Only the lines from the start of the data below through the line that contains "from matplotlib.ticker import MultipleLocator" are to be copied, exactly and without pictures.

+++ DATASET EXTRACT

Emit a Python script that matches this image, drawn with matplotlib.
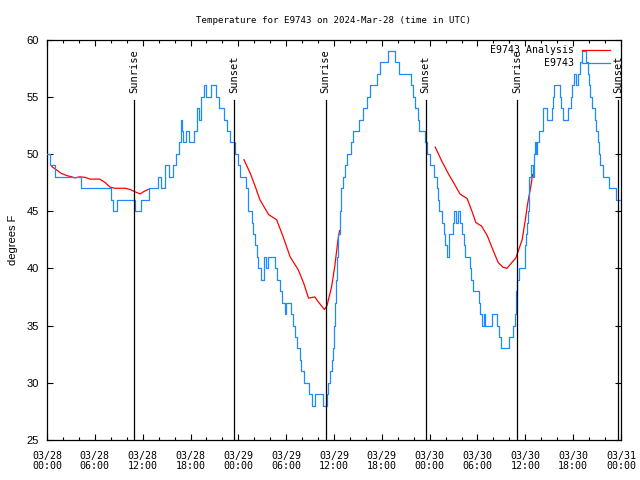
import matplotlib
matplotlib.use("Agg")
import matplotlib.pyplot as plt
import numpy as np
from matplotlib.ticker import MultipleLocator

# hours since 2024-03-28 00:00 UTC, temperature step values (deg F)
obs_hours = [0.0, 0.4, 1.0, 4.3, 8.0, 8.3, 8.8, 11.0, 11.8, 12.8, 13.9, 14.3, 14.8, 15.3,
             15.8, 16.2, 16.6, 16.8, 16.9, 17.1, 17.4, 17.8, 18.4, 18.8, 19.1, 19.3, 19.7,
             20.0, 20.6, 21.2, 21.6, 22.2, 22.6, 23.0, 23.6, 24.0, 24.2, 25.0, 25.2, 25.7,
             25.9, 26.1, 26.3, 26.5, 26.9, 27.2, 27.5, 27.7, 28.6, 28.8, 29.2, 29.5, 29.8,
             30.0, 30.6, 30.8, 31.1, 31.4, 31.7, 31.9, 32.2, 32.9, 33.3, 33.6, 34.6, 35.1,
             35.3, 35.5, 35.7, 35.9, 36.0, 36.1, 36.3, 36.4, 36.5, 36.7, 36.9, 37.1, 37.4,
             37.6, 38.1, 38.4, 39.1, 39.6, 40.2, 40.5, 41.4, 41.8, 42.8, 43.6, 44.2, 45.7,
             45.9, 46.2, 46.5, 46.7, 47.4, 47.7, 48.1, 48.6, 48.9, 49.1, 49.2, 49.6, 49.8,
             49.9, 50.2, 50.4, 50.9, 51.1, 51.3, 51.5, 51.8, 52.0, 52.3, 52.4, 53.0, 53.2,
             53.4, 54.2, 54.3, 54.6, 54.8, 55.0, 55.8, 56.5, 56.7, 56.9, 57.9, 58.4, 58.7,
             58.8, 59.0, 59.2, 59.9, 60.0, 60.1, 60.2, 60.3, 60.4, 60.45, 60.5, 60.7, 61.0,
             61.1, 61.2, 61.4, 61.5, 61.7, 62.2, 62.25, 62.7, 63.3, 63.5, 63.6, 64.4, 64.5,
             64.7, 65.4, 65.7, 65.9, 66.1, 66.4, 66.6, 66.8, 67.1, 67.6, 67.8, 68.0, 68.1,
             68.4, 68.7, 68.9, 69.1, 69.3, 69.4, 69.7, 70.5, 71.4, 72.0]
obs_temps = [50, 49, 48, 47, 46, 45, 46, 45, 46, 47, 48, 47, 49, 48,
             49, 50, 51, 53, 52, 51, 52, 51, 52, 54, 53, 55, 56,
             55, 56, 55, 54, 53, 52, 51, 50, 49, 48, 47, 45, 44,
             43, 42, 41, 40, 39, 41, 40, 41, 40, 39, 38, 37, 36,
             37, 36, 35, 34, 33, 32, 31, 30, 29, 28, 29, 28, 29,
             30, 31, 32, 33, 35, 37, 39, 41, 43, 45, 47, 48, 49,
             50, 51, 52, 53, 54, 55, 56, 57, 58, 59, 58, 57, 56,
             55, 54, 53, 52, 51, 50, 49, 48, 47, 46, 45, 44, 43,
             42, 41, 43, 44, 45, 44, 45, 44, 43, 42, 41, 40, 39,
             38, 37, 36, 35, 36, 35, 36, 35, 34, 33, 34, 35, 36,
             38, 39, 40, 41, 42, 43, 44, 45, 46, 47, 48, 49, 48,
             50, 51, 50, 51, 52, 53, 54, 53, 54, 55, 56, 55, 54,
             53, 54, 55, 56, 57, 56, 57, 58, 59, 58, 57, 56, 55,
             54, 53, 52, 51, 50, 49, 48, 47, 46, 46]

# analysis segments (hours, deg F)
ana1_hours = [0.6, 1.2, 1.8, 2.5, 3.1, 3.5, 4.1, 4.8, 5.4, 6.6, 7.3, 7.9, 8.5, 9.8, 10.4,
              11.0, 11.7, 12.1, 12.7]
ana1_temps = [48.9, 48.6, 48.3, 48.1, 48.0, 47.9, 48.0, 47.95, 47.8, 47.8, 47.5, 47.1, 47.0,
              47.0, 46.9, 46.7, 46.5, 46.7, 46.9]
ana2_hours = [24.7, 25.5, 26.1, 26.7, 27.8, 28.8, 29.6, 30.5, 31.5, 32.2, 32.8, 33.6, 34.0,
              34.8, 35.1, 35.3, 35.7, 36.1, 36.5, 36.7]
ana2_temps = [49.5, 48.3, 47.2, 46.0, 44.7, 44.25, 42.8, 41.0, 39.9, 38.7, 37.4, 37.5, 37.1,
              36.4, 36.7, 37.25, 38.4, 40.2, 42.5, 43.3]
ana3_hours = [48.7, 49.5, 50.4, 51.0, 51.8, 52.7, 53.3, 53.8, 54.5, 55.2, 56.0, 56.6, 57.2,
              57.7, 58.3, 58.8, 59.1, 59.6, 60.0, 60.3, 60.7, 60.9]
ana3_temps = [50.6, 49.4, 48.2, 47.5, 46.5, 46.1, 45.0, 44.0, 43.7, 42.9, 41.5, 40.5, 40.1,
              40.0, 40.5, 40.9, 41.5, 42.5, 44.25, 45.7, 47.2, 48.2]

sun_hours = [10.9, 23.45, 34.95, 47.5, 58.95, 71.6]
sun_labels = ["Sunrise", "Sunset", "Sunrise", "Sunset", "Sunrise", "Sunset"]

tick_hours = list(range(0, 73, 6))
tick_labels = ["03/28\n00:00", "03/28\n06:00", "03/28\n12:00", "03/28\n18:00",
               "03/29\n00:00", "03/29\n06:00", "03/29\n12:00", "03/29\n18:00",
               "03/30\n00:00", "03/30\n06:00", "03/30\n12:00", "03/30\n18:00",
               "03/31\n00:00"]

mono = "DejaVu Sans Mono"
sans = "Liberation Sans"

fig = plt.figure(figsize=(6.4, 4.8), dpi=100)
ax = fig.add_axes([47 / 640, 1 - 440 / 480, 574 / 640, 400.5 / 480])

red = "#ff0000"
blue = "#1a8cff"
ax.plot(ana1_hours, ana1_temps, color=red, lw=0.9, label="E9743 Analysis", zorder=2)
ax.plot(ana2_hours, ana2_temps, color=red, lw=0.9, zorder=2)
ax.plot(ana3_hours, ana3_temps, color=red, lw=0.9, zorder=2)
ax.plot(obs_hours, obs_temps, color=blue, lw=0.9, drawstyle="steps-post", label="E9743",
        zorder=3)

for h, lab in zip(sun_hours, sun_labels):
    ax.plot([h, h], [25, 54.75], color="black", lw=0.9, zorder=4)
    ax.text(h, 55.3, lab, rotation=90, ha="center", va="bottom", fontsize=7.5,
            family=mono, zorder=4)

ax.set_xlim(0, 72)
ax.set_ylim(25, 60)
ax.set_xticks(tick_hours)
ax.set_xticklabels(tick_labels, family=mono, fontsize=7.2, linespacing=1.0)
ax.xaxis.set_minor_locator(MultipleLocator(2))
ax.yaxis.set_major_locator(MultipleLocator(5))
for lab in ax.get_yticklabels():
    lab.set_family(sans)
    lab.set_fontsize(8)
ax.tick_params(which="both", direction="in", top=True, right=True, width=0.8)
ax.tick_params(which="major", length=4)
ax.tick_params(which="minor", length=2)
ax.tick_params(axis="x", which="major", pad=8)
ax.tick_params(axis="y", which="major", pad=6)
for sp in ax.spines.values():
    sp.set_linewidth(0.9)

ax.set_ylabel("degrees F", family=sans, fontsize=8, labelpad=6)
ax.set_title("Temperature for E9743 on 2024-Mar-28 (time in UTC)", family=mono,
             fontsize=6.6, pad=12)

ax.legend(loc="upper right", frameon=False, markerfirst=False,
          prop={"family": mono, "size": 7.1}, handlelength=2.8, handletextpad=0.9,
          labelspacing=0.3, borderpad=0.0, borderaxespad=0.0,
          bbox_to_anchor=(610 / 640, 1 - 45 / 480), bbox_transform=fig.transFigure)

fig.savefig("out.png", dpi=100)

++++++

_COMPLETE ANSWER_
Emit a Python script that matches this image, drawn with matplotlib.
import matplotlib
matplotlib.use("Agg")
import matplotlib.pyplot as plt
import numpy as np
from matplotlib.ticker import MultipleLocator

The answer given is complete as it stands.